There is no question that "going over the cliff" (i.e., allowing all of the above spending cuts and tax increases to go into effect) can result in significant negative economic impacts. For example, Moody's Analytics forecasts that “going off the cliff” would dip the country into a mild recession beginning in early 2013 that could last six months. They forecast that the unemployment rate could be pushed back up over nine percent, and warn there are potential risks for an even deeper downturn. In addition, according to the Urban-Brookings Tax Policy Center, taxes will rise by roughly 20 percent if current law is not changed. The timeline for the fiscal cliff and other relevant dates that will shape budget negotiations is as follows:

  • December 31, 2012: Expiration of above-mentioned tax provisions
  • January 2, 2013: Sequestration cuts go into effect
  • Early 2013: Debt ceiling will need to be raised
  • March 27, 2013: Six-month continuing resolution (CR) expires

At this moment, predicting what will happen during negotiations is difficult, even with the election now behind us. However, most pundits seem to agree that the cuts under the sequester will not be allowed to occur. As for taxes, many experts believe that there is a strong likelihood that the payroll tax cut will be allowed to expire, although some Democratic Members of Congress have recently indicated that they would like the payroll tax to be "on the table" for negotiations. On the other side of the coin, many policy experts speculate that the Alternative Minimum Tax (AMT) will be fixed. If it’s not, many more Americans will have an unexpected tax bill increase when they file their taxes next year, since without a “patch” on the AMT, the income thresholds will revert back to 2000 tax year levels, thus pulling many more households under the AMT. That still leaves open the question as to what will happen with the expiring tax provisions often called the “Bush tax cuts.”
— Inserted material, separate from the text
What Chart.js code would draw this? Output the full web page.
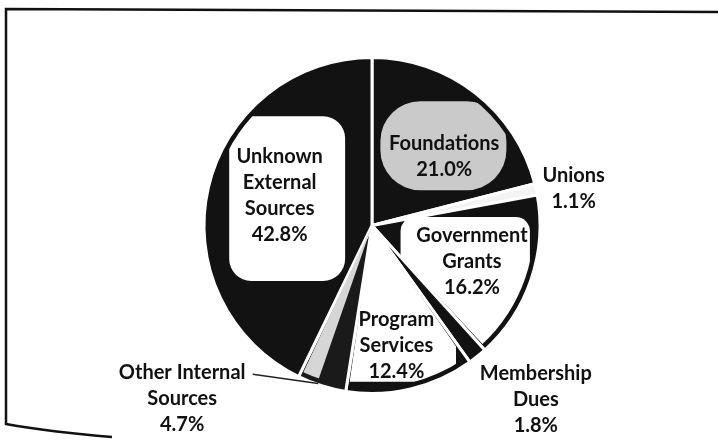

Some analysts think Congress needs to send the nation over the cliff temporarily and then deal with the tax issues and spending cuts in January, believing they can fix these issues retroactively. Yet, one expects there will be a lot of political pressure in mid-December for them to do something. NASBO staff thinks there will be a lot of public posturing and media attention over the next month and some agreement will be found by mid-to-late December. Congress will either find a way to delay some of the harder decisions or will actually come to some type of agreement. Getting a significant long-term deficit reduction deal during the short lame-duck period will be hard. NASBO will provide updates in our weekly Washington Report and through other means since at this moment, it's hard to speculate exactly what will happen. The more conciliatory tone of the debate since the election on Tuesday is heartening, but the issues here are complex and uncertainty continues. States are concerned about what, if any, federal budget cuts will occur, and how much the amounts will be. In addition, states are concerned about potential tax changes, their impact on the economy and the level of uncertainty federal actions will resolve.